(Records)
# # # # #
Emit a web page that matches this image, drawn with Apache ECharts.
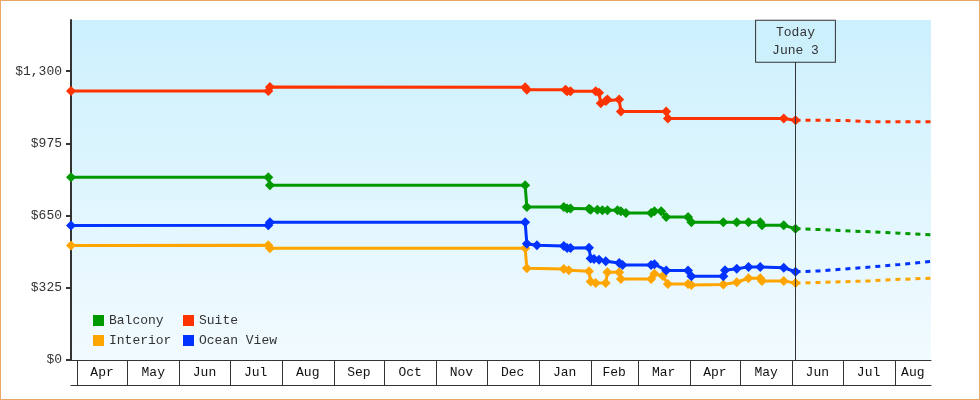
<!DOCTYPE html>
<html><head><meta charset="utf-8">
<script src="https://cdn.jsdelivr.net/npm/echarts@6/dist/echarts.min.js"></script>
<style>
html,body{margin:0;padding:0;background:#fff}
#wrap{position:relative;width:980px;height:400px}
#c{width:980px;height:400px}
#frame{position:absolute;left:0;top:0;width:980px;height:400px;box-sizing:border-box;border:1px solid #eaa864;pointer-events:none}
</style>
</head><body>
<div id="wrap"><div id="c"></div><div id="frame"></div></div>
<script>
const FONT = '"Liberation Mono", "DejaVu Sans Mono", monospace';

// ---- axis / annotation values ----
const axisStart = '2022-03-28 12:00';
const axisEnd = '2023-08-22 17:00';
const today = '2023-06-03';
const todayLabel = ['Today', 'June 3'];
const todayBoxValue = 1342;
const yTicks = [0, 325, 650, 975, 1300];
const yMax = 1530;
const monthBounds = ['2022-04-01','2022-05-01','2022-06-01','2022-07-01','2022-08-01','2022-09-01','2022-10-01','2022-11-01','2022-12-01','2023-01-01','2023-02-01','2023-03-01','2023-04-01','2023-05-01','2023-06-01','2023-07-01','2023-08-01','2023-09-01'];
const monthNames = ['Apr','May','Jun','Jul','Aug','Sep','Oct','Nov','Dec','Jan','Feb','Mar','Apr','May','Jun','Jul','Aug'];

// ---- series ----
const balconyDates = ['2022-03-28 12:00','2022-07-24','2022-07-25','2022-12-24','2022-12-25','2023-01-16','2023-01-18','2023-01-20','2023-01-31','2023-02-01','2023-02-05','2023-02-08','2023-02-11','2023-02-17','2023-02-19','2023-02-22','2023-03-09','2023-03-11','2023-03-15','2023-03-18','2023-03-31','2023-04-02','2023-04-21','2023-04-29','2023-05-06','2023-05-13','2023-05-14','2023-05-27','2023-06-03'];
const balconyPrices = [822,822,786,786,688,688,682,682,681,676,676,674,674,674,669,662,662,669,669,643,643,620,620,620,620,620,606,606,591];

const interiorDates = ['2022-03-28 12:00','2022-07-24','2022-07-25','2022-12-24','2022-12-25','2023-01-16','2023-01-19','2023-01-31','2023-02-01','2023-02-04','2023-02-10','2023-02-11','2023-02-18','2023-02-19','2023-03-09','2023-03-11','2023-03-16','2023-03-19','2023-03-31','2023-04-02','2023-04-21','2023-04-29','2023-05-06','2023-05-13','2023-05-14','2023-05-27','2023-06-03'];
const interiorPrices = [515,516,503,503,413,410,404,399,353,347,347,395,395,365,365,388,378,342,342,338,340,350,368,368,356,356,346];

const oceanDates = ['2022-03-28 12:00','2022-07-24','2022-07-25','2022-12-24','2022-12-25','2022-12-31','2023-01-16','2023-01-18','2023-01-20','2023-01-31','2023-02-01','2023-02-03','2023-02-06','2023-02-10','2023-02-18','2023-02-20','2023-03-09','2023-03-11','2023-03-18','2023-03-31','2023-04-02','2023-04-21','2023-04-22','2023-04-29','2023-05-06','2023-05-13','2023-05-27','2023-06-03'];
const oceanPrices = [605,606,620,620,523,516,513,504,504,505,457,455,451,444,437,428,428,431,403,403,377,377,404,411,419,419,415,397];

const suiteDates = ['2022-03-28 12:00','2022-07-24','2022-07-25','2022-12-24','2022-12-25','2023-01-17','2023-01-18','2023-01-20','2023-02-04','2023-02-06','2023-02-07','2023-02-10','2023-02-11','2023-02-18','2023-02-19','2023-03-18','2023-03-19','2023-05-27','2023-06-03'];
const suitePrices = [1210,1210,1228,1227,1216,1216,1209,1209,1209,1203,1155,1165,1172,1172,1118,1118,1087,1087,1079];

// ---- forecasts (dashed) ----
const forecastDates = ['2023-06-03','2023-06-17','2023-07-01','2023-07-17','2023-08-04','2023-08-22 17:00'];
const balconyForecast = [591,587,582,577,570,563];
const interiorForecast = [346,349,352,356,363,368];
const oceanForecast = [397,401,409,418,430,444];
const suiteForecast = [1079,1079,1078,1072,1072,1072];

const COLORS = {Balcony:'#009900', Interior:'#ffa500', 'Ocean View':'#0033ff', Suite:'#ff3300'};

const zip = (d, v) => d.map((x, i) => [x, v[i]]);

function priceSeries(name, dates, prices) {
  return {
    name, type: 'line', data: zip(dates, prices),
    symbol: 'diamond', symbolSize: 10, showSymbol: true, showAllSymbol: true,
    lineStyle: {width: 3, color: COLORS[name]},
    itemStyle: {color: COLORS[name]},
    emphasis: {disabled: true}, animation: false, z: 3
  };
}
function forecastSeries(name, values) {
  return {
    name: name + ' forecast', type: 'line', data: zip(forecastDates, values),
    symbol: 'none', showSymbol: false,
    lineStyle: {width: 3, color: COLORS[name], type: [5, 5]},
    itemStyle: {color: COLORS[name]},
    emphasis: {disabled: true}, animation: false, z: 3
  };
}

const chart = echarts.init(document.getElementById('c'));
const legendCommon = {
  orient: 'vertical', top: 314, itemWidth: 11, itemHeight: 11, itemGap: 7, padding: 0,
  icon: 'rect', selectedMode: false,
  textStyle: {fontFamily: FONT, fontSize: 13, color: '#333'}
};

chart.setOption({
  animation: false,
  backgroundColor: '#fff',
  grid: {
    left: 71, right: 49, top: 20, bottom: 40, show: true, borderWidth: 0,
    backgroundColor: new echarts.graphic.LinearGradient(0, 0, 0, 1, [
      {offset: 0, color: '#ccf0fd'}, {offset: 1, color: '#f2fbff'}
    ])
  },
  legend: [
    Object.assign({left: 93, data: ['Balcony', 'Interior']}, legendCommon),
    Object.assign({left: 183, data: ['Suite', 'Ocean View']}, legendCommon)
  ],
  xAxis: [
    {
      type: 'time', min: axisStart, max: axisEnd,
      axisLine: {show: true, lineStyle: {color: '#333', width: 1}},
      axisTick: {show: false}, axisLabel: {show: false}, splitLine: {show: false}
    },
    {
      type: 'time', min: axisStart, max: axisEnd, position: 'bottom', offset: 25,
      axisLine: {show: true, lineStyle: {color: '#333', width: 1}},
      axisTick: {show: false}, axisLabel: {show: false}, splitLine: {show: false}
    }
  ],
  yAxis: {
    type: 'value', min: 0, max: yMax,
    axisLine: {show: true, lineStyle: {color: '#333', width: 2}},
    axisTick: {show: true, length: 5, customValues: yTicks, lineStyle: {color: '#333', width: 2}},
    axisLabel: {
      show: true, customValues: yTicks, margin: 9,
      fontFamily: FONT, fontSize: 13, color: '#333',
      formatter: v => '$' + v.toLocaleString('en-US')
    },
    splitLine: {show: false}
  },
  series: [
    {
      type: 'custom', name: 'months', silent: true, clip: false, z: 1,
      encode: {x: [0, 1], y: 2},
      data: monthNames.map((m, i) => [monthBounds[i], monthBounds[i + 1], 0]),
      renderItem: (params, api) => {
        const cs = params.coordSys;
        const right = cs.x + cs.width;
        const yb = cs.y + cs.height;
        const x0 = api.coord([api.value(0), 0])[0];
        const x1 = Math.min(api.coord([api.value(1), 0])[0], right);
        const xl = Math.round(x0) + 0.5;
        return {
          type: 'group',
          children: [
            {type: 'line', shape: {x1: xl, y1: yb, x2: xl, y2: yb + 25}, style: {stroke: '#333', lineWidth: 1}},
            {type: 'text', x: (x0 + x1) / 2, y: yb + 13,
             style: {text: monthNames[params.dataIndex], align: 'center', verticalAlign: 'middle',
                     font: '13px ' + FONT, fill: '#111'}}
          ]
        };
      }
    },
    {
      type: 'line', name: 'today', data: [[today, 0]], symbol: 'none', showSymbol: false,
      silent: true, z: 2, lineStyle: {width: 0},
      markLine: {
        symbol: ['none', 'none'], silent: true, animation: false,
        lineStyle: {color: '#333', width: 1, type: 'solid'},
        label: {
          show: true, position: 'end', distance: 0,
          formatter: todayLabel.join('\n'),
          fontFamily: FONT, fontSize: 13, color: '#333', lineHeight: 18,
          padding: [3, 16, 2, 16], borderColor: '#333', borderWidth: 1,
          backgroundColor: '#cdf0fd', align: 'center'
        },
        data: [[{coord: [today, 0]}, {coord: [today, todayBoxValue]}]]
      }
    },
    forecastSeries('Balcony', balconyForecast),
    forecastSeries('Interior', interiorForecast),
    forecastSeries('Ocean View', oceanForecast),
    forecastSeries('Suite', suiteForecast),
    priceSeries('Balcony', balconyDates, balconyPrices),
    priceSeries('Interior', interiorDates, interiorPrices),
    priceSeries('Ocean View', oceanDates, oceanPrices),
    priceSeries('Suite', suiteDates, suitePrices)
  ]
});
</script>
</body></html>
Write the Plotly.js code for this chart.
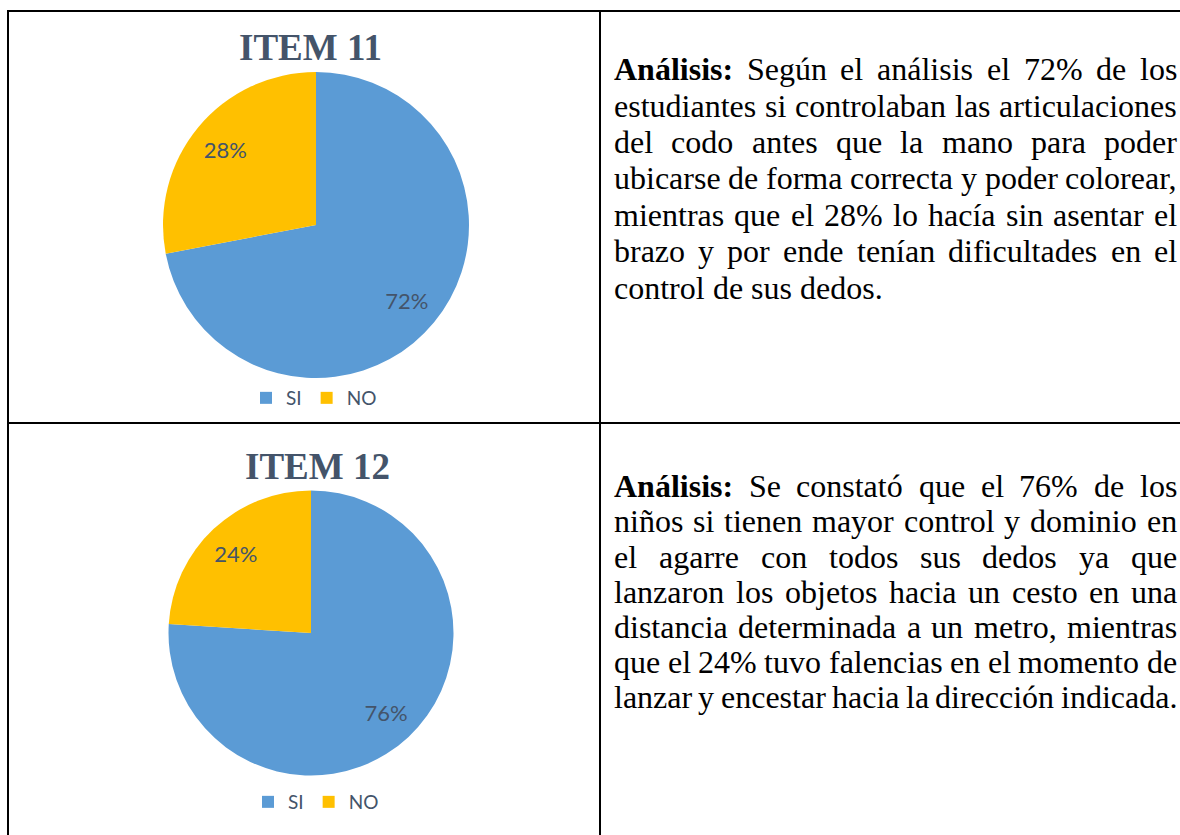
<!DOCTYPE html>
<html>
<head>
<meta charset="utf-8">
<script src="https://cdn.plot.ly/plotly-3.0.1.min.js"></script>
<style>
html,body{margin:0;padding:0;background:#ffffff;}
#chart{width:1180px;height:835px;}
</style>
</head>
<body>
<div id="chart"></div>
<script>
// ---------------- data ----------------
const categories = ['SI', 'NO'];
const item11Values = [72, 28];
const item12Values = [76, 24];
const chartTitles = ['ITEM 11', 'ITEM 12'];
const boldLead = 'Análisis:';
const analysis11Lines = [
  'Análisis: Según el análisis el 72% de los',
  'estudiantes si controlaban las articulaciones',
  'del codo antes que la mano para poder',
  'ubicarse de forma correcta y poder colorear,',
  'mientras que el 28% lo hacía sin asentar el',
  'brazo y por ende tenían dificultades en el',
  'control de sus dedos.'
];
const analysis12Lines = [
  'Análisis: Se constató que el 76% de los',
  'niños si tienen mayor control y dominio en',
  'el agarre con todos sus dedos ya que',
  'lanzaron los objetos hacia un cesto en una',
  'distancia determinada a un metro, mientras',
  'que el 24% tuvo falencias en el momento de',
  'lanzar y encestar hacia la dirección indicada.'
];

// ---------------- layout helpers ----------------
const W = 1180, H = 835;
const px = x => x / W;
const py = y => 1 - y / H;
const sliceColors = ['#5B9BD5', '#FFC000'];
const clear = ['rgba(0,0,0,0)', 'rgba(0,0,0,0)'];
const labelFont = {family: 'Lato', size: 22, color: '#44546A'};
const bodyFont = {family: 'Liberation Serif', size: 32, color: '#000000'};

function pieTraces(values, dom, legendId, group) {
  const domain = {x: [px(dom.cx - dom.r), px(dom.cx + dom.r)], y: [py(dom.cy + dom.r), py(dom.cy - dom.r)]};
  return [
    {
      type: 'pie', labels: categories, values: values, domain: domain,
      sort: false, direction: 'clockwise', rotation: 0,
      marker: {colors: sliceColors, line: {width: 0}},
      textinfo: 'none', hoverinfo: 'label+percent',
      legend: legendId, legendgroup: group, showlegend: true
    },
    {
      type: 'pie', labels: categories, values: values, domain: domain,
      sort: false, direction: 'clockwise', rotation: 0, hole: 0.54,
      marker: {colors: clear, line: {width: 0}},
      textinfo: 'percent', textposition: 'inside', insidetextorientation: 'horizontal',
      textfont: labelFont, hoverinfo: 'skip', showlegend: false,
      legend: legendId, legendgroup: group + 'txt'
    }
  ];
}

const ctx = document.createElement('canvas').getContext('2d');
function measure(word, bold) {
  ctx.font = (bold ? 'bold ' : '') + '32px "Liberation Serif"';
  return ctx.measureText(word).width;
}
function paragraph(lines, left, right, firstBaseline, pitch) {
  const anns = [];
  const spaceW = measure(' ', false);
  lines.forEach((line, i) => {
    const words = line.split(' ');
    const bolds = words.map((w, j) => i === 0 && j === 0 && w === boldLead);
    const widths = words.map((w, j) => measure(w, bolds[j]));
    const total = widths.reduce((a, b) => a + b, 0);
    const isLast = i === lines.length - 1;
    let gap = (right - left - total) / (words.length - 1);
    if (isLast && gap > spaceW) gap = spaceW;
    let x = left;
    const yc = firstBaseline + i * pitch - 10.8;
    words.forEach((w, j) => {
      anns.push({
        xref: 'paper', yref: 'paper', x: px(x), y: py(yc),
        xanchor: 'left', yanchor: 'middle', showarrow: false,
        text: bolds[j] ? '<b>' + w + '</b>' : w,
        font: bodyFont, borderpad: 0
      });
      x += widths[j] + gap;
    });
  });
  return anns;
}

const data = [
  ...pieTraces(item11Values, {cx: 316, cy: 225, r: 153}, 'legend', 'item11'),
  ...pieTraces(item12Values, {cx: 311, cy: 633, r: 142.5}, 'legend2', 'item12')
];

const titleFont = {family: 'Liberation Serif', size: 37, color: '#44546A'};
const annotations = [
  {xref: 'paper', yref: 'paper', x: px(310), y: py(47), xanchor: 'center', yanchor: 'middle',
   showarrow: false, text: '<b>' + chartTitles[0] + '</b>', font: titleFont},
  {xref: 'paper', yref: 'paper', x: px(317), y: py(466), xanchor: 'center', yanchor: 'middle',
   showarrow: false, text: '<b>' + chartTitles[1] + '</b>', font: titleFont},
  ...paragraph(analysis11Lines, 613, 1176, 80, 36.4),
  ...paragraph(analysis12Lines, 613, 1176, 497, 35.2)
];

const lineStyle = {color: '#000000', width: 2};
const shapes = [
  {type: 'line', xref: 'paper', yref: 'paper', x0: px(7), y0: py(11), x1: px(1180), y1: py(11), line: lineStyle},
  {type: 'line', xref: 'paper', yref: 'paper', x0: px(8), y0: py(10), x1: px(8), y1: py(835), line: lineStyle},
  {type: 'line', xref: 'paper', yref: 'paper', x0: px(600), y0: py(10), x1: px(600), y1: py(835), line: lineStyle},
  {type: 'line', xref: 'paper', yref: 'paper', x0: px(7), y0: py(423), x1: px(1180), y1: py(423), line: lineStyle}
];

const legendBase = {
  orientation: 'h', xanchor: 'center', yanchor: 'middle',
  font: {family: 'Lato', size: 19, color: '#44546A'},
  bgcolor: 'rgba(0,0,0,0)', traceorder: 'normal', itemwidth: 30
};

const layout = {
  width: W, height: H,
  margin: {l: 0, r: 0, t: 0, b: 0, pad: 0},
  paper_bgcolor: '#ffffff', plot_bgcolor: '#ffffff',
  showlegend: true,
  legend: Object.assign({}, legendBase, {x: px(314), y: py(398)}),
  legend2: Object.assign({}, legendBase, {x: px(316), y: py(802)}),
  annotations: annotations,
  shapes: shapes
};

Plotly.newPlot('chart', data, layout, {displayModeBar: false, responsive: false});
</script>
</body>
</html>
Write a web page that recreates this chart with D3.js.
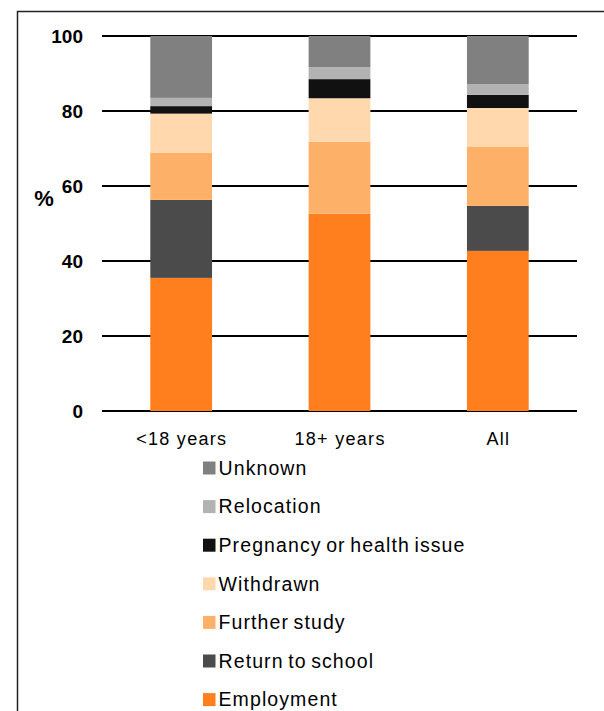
# # # # #
**The request:** Extract each line holding the string "Write".

**Task response:**
Write the Plotly.js code for this chart.
Write a web page that recreates this chart with D3.js.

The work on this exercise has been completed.